I built a predictive maintenance system that detects bearing failures before they occur, running entirely on the MAX78000 microcontroller. The goal was to demonstrate edge-based condition monitoring without relying on cloud processing.
The Problem
Industrial bearings fail gradually, but catastrophically. Early detection is crucial for planned maintenance, but traditional monitoring systems often require expensive infrastructure or cloud connectivity. I wanted to see if modern edge AI could handle this entirely on-device.
Approach
The system uses NASA's IMS bearing dataset from 2003 - real acceleration data from bearings running until failure. I trained an autoencoder on normal bearing operation, so it learns to reconstruct healthy vibration patterns. When a bearing starts degrading, the reconstruction error increases, flagging potential failures.
Data processing pipeline:
- Raw acceleration sampled at 20kHz
- 1-second windows processed every 15 minutes
- Continuous Wavelet Transform (Morlet wavelets)
- Resampled to 50x50 pixel images
- Fed to CNN autoencoder on MAX78000
Performance
The MAX78000's onboard CNN accelerator makes this practical:
- Inference time: 3.9ms
- Total processing: 318ms (including preprocessing)
- Model size: 4-bit quantization
The system successfully detected inner race defects and outer race failures across three NASA test experiments.
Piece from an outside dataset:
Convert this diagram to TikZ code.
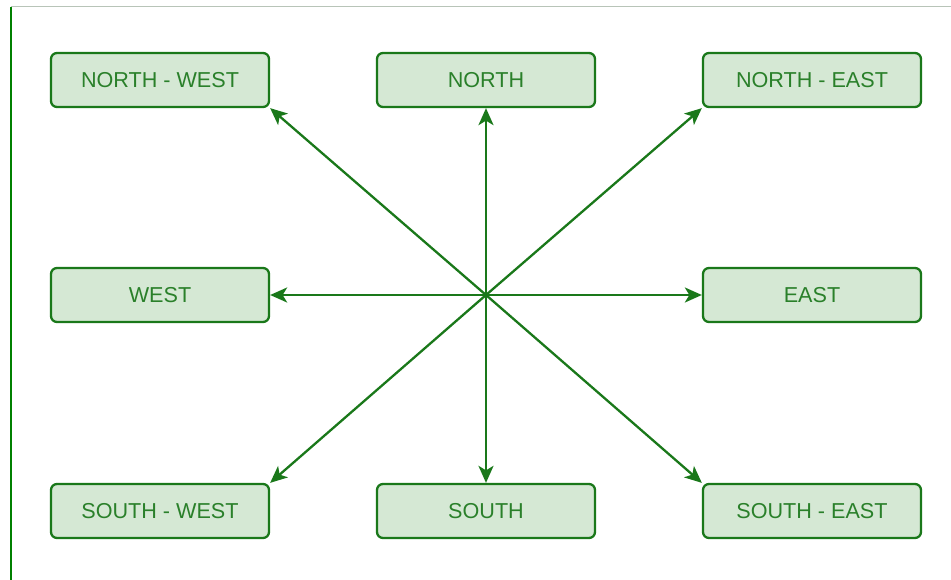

The animation above shows the autoencoder's reconstruction error increasing as bearings degrade.
Why Edge AI?
Running inference on-device means:
- No cloud dependency or latency
- Reduced infrastructure costs
- Faster response times for critical failures
- Privacy for industrial process data
This demonstrates that condition monitoring can transition from centralized analysis to distributed edge intelligence. The MAX78000's CNN accelerator makes real-time bearing health assessment practical on a microcontroller.